**Written request**
The records below are made of lines; count those holding the word "chart" and give the number only.

-------

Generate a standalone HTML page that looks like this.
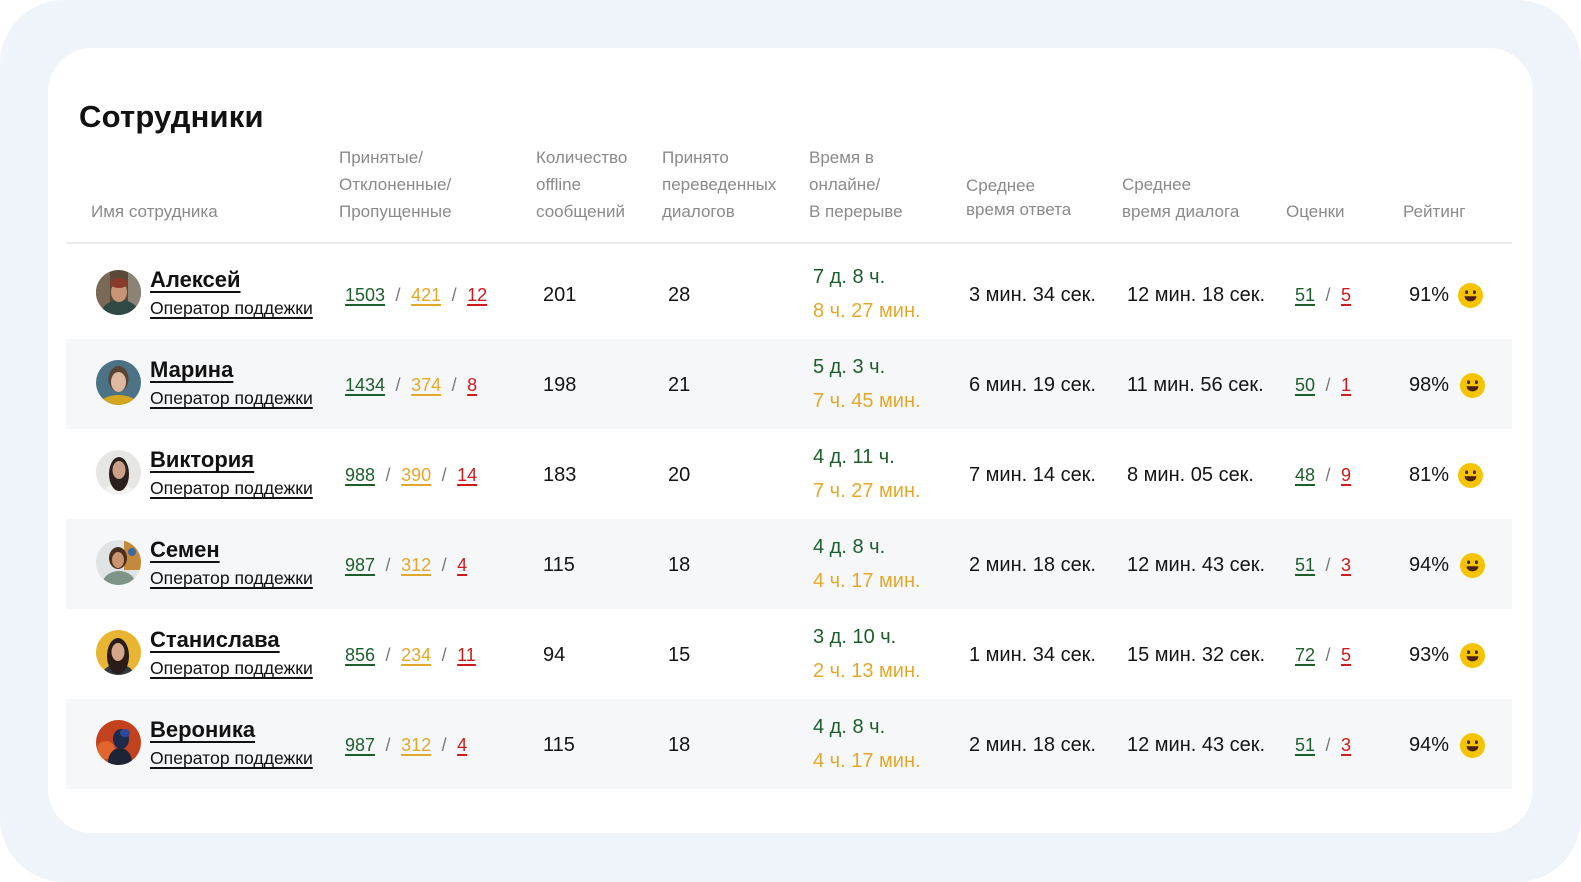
<!DOCTYPE html>
<html lang="ru">
<head>
<meta charset="utf-8">
<style>
  html,body{margin:0;padding:0;width:1581px;height:882px;background:#ffffff;overflow:hidden;}
  body{position:relative;font-family:"Liberation Sans","Noto Sans CJK SC",sans-serif;}
  *{text-decoration-skip-ink:none;}
  .bg{position:absolute;left:0;top:0;width:1581px;height:882px;border-radius:64px;background:#eff4fb;}
  .card{position:absolute;left:48px;top:48px;width:1485px;height:785px;border-radius:44px;background:#ffffff;}
  .title{position:absolute;left:79px;top:100.8px;font-weight:bold;font-size:31px;line-height:31px;color:#111;letter-spacing:0.2px;}
  .hd{position:absolute;font-size:17px;line-height:27px;color:#8a8a8a;white-space:nowrap;}
  .hline{position:absolute;left:66px;top:242px;width:1446px;height:2px;background:#ececec;}
  .stripe{position:absolute;left:66px;width:1446px;height:90px;background:#f6f7f9;}
  .row{position:absolute;left:0;width:1581px;height:90px;}
  .row > *{position:absolute;white-space:nowrap;}
  .av{left:96px;top:21px;width:45px;height:45px;}
  .nm{left:150px;top:20.4px;font-weight:bold;font-size:22px;line-height:22px;color:#111;text-decoration:underline;text-underline-offset:4px;text-decoration-thickness:2px;text-decoration-skip-ink:none;}
  .sub{left:150px;top:51px;font-size:17.6px;line-height:17.6px;color:#111;text-decoration:underline;text-underline-offset:3px;text-decoration-thickness:1.5px;text-decoration-skip-ink:none;}
  .nums{top:36.8px;font-size:18px;line-height:18px;}
  .nums span{text-decoration:underline;text-underline-offset:2.5px;text-decoration-thickness:1.5px;text-decoration-skip-ink:none;}
  .nums i{font-style:normal;color:#777;display:inline-block;margin:0 10.5px;text-decoration:none;}
  .g{color:#1d5e2c;}
  .y{color:#e2a82b;}
  .r{color:#cc1b1b;}
  .d{top:36.1px;font-size:20px;line-height:20px;color:#141414;}
  .t1{left:813px;top:18.1px;font-size:20px;line-height:20px;color:#1d5e2c;}
  .t2{left:813px;top:52.1px;font-size:20px;line-height:20px;color:#e2a82b;}
  .rt{left:1409px;top:36.1px;font-size:20px;line-height:20px;color:#141414;}
  .emo{top:33.5px;left:1458px;width:25px;height:25px;}
</style>
</head>
<body>
<div class="bg"></div>
<div class="card"></div>

<div class="title">Сотрудники</div>

<div class="hd" style="left:91px;top:197.6px;">Имя сотрудника</div>
<div class="hd" style="left:339px;top:143.6px;">Принятые/<br>Отклоненные/<br>Пропущенные</div>
<div class="hd" style="left:536px;top:143.6px;">Количество<br>offline<br>сообщений</div>
<div class="hd" style="left:662px;top:143.6px;">Принято<br>переведенных<br>диалогов</div>
<div class="hd" style="left:809px;top:143.6px;">Время в<br>онлайне/<br>В перерыве</div>
<div class="hd" style="left:966px;top:173.6px;line-height:24px;">Среднее<br>время ответа</div>
<div class="hd" style="left:1122px;top:170.6px;">Среднее<br>время диалога</div>
<div class="hd" style="left:1286px;top:197.6px;">Оценки</div>
<div class="hd" style="left:1403px;top:197.6px;">Рейтинг</div>

<div class="hline"></div>

<div class="stripe" style="top:339px;"></div>
<div class="stripe" style="top:519px;"></div>
<div class="stripe" style="top:699px;"></div>

<svg width="0" height="0" style="position:absolute">
  <defs>
    <clipPath id="cc"><circle cx="22.5" cy="22.5" r="22.5"/></clipPath>
    <symbol id="smile" viewBox="0 0 25 25">
      <circle cx="12.5" cy="12.5" r="12.5" fill="#f6c300"/>
      <ellipse cx="8.6" cy="9.2" rx="1.5" ry="1.8" fill="#3b2712"/>
      <ellipse cx="16.4" cy="9.2" rx="1.5" ry="1.8" fill="#3b2712"/>
      <path d="M6.6 13.2 H18.4 A5.9 5.2 0 0 1 6.6 13.2 Z" fill="#4a220c"/>
    </symbol>
  </defs>
</svg>

<!-- Row 1 -->
<div class="row" style="top:249px;">
  <svg class="av" viewBox="0 0 45 45"><g clip-path="url(#cc)">
    <rect width="45" height="45" fill="#5b4a3a"/>
    <rect x="0" y="0" width="14" height="45" fill="#7a6a55"/>
    <rect x="32" y="0" width="13" height="45" fill="#8b8375"/>
    <ellipse cx="24" cy="42" rx="18" ry="12" fill="#2f4a44"/>
    <ellipse cx="23" cy="22" rx="8" ry="10" fill="#c79576"/>
    <ellipse cx="23" cy="13" rx="9" ry="5" fill="#8a3a2a"/>
  </g></svg>
  <div class="nm">Алексей</div>
  <div class="sub">Оператор поддежки</div>
  <div class="nums" style="left:345px;"><span class="g">1503</span><i>/</i><span class="y">421</span><i>/</i><span class="r">12</span></div>
  <div class="d" style="left:543px;">201</div>
  <div class="d" style="left:668px;">28</div>
  <div class="t1">7 д. 8 ч.</div>
  <div class="t2">8 ч. 27 мин.</div>
  <div class="d" style="left:969px;">3 мин. 34 сек.</div>
  <div class="d" style="left:1127px;">12 мин. 18 сек.</div>
  <div class="nums" style="left:1295px;"><span class="g">51</span><i>/</i><span class="r">5</span></div>
  <div class="rt">91%</div>
  <svg class="emo"><use href="#smile"/></svg>
</div>

<!-- Row 2 -->
<div class="row" style="top:339px;">
  <svg class="av" viewBox="0 0 45 45"><g clip-path="url(#cc)">
    <rect width="45" height="45" fill="#4c7285"/>
    <ellipse cx="22.5" cy="46" rx="20" ry="11" fill="#d4a51f"/>
    <ellipse cx="22.5" cy="19" rx="10" ry="13" fill="#5a4334"/>
    <ellipse cx="22.5" cy="22" rx="7.5" ry="10" fill="#dcb9a0"/>
  </g></svg>
  <div class="nm">Марина</div>
  <div class="sub">Оператор поддежки</div>
  <div class="nums" style="left:345px;"><span class="g">1434</span><i>/</i><span class="y">374</span><i>/</i><span class="r">8</span></div>
  <div class="d" style="left:543px;">198</div>
  <div class="d" style="left:668px;">21</div>
  <div class="t1">5 д. 3 ч.</div>
  <div class="t2">7 ч. 45 мин.</div>
  <div class="d" style="left:969px;">6 мин. 19 сек.</div>
  <div class="d" style="left:1127px;">11 мин. 56 сек.</div>
  <div class="nums" style="left:1295px;"><span class="g">50</span><i>/</i><span class="r">1</span></div>
  <div class="rt">98%</div>
  <svg class="emo" style="left:1460px;"><use href="#smile"/></svg>
</div>

<!-- Row 3 -->
<div class="row" style="top:429px;">
  <svg class="av" viewBox="0 0 45 45"><g clip-path="url(#cc)">
    <rect width="45" height="45" fill="#e6e6e4"/>
    <ellipse cx="23" cy="46" rx="17" ry="12" fill="#f4f2ef"/>
    <ellipse cx="23" cy="24" rx="10" ry="17" fill="#2a1f1c"/>
    <ellipse cx="23" cy="20" rx="6.5" ry="9" fill="#caa088"/>
  </g></svg>
  <div class="nm">Виктория</div>
  <div class="sub">Оператор поддежки</div>
  <div class="nums" style="left:345px;"><span class="g">988</span><i>/</i><span class="y">390</span><i>/</i><span class="r">14</span></div>
  <div class="d" style="left:543px;">183</div>
  <div class="d" style="left:668px;">20</div>
  <div class="t1">4 д. 11 ч.</div>
  <div class="t2">7 ч. 27 мин.</div>
  <div class="d" style="left:969px;">7 мин. 14 сек.</div>
  <div class="d" style="left:1127px;">8 мин. 05 сек.</div>
  <div class="nums" style="left:1295px;"><span class="g">48</span><i>/</i><span class="r">9</span></div>
  <div class="rt">81%</div>
  <svg class="emo"><use href="#smile"/></svg>
</div>

<!-- Row 4 -->
<div class="row" style="top:519px;">
  <svg class="av" viewBox="0 0 45 45"><g clip-path="url(#cc)">
    <rect width="45" height="45" fill="#dfe3e4"/>
    <rect x="28" y="0" width="17" height="30" fill="#c28a3a"/>
    <circle cx="36" cy="12" r="4" fill="#3a6aa0"/>
    <ellipse cx="23" cy="45" rx="17" ry="14" fill="#7f9486"/>
    <ellipse cx="22" cy="18" rx="9" ry="11" fill="#4a2e1c"/>
    <ellipse cx="22" cy="20" rx="6" ry="8" fill="#c9946e"/>
  </g></svg>
  <div class="nm">Семен</div>
  <div class="sub">Оператор поддежки</div>
  <div class="nums" style="left:345px;"><span class="g">987</span><i>/</i><span class="y">312</span><i>/</i><span class="r">4</span></div>
  <div class="d" style="left:543px;">115</div>
  <div class="d" style="left:668px;">18</div>
  <div class="t1">4 д. 8 ч.</div>
  <div class="t2">4 ч. 17 мин.</div>
  <div class="d" style="left:969px;">2 мин. 18 сек.</div>
  <div class="d" style="left:1127px;">12 мин. 43 сек.</div>
  <div class="nums" style="left:1295px;"><span class="g">51</span><i>/</i><span class="r">3</span></div>
  <div class="rt">94%</div>
  <svg class="emo" style="left:1460px;"><use href="#smile"/></svg>
</div>

<!-- Row 5 -->
<div class="row" style="top:609px;">
  <svg class="av" viewBox="0 0 45 45"><g clip-path="url(#cc)">
    <rect width="45" height="45" fill="#e7b532"/>
    <ellipse cx="22" cy="46" rx="16" ry="12" fill="#2e3a40"/>
    <ellipse cx="22" cy="26" rx="11" ry="18" fill="#2a1c18"/>
    <ellipse cx="22" cy="22" rx="6.5" ry="9" fill="#d4a68a"/>
  </g></svg>
  <div class="nm">Станислава</div>
  <div class="sub">Оператор поддежки</div>
  <div class="nums" style="left:345px;"><span class="g">856</span><i>/</i><span class="y">234</span><i>/</i><span class="r">11</span></div>
  <div class="d" style="left:543px;">94</div>
  <div class="d" style="left:668px;">15</div>
  <div class="t1">3 д. 10 ч.</div>
  <div class="t2">2 ч. 13 мин.</div>
  <div class="d" style="left:969px;">1 мин. 34 сек.</div>
  <div class="d" style="left:1127px;">15 мин. 32 сек.</div>
  <div class="nums" style="left:1295px;"><span class="g">72</span><i>/</i><span class="r">5</span></div>
  <div class="rt">93%</div>
  <svg class="emo" style="left:1460px;"><use href="#smile"/></svg>
</div>

<!-- Row 6 -->
<div class="row" style="top:699px;">
  <svg class="av" viewBox="0 0 45 45"><g clip-path="url(#cc)">
    <rect width="45" height="45" fill="#c3421e"/>
    <circle cx="10" cy="30" r="9" fill="#e0662e"/>
    <ellipse cx="24" cy="42" rx="12" ry="14" fill="#1c2438"/>
    <ellipse cx="25" cy="19" rx="8" ry="10" fill="#1e2a4a"/>
    <ellipse cx="29" cy="13" rx="5" ry="4" fill="#2c4a9a"/>
  </g></svg>
  <div class="nm">Вероника</div>
  <div class="sub">Оператор поддежки</div>
  <div class="nums" style="left:345px;"><span class="g">987</span><i>/</i><span class="y">312</span><i>/</i><span class="r">4</span></div>
  <div class="d" style="left:543px;">115</div>
  <div class="d" style="left:668px;">18</div>
  <div class="t1">4 д. 8 ч.</div>
  <div class="t2">4 ч. 17 мин.</div>
  <div class="d" style="left:969px;">2 мин. 18 сек.</div>
  <div class="d" style="left:1127px;">12 мин. 43 сек.</div>
  <div class="nums" style="left:1295px;"><span class="g">51</span><i>/</i><span class="r">3</span></div>
  <div class="rt">94%</div>
  <svg class="emo" style="left:1460px;"><use href="#smile"/></svg>
</div>

</body>
</html>
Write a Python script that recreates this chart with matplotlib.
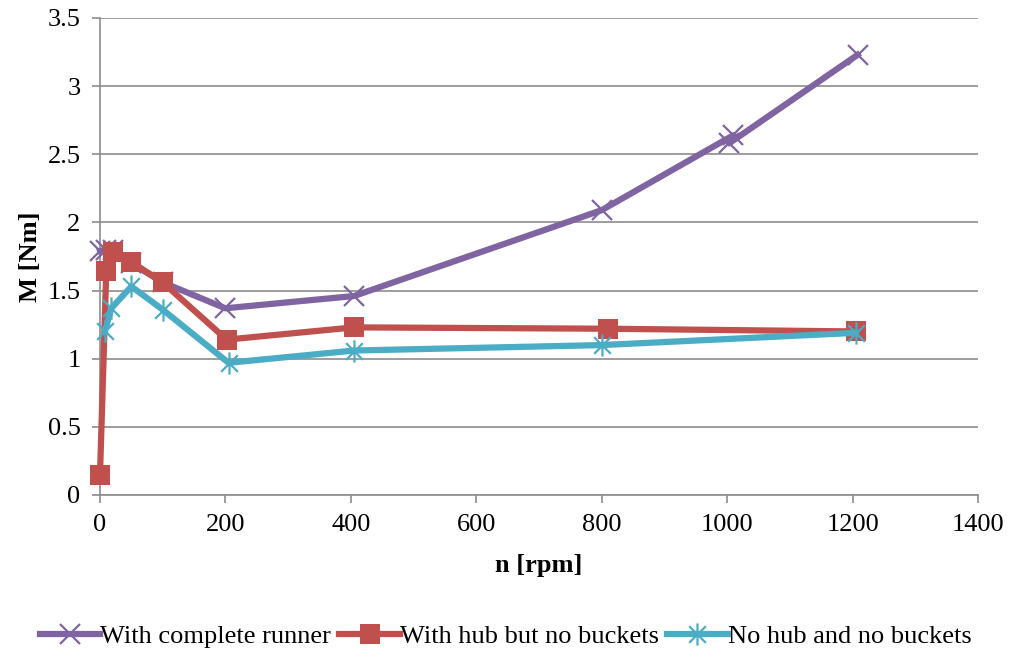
import matplotlib
matplotlib.use("Agg")
import matplotlib.pyplot as plt
from matplotlib.path import Path

# ------------------------
# Data
# ------------------------
n_runner = [0, 10, 20, 50, 100, 200, 405, 800, 1010, 1003, 1208]
m_runner = [1.79, 1.80, 1.80, 1.70, 1.56, 1.37, 1.46, 2.09, 2.64, 2.58, 3.23]

n_hub = [0, 10, 20, 50, 100, 202, 405, 810, 1205]
m_hub = [0.15, 1.64, 1.78, 1.71, 1.56, 1.14, 1.23, 1.22, 1.20]

n_bare = [8, 18, 50, 100, 205, 405, 800, 1205]
m_bare = [1.20, 1.37, 1.53, 1.36, 0.97, 1.06, 1.10, 1.19]

labels = ["With complete runner", "With hub but no buckets", "No hub and no buckets"]
colors = ["#8064A2", "#C0504D", "#4BACC6"]

xticks = [0, 200, 400, 600, 800, 1000, 1200, 1400]
yticks = [0, 0.5, 1, 1.5, 2, 2.5, 3, 3.5]

# ------------------------
# Style
# ------------------------
plt.rcParams["font.family"] = ["Liberation Serif", "DejaVu Serif"]
plt.rcParams["font.size"] = 19

# excel-like star marker: vertical + two diagonals
star = Path(
    [(0, -1), (0, 1), (-0.75, -0.75), (0.75, 0.75), (-0.75, 0.75), (0.75, -0.75)],
    [Path.MOVETO, Path.LINETO, Path.MOVETO, Path.LINETO, Path.MOVETO, Path.LINETO],
)

fig = plt.figure(figsize=(10.11, 6.52), dpi=100)
ax = fig.add_axes([0.0989, 0.2408, 0.8685, 0.7316])

ax.plot(n_runner, m_runner, color=colors[0], lw=4.5, marker="x", ms=15, mew=1.6,
        label=labels[0], zorder=3, clip_on=False)
ax.plot(n_hub, m_hub, color=colors[1], lw=4.5, marker="s", ms=15, mew=0,
        label=labels[1], zorder=4, clip_on=False)
ax.plot(n_bare, m_bare, color=colors[2], lw=4.5, marker=star, ms=16, mew=1.6,
        label=labels[2], zorder=5, clip_on=False)

ax.set_xlim(0, 1400)
ax.set_ylim(0, 3.5)
ax.set_xticks(xticks)
ax.set_yticks(yticks)
ax.set_yticklabels([f"{v:g}" for v in yticks])

ax.grid(axis="y", color="#8c8c8c", lw=1.2)
ax.set_axisbelow(True)
for side in ["top", "right"]:
    ax.spines[side].set_visible(False)
for side in ["left", "bottom"]:
    ax.spines[side].set_color("#8c8c8c")
    ax.spines[side].set_linewidth(1.2)
ax.tick_params(axis="both", colors="#8c8c8c", length=6, width=1.2,
               labelcolor="black", pad=8)

ax.set_xlabel("n [rpm]", fontweight="bold", labelpad=13)
ax.set_ylabel("M [Nm]", fontweight="bold", labelpad=4)

fig.legend(loc="center", bbox_to_anchor=(0.5, 0.024), ncol=3, frameon=False,
           handlelength=2.3, handletextpad=0.0, columnspacing=0.3)

fig.savefig("out.png", dpi=100)
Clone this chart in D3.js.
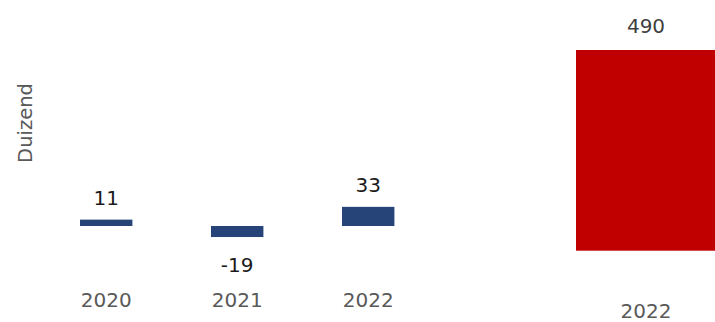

-------

**Output**
2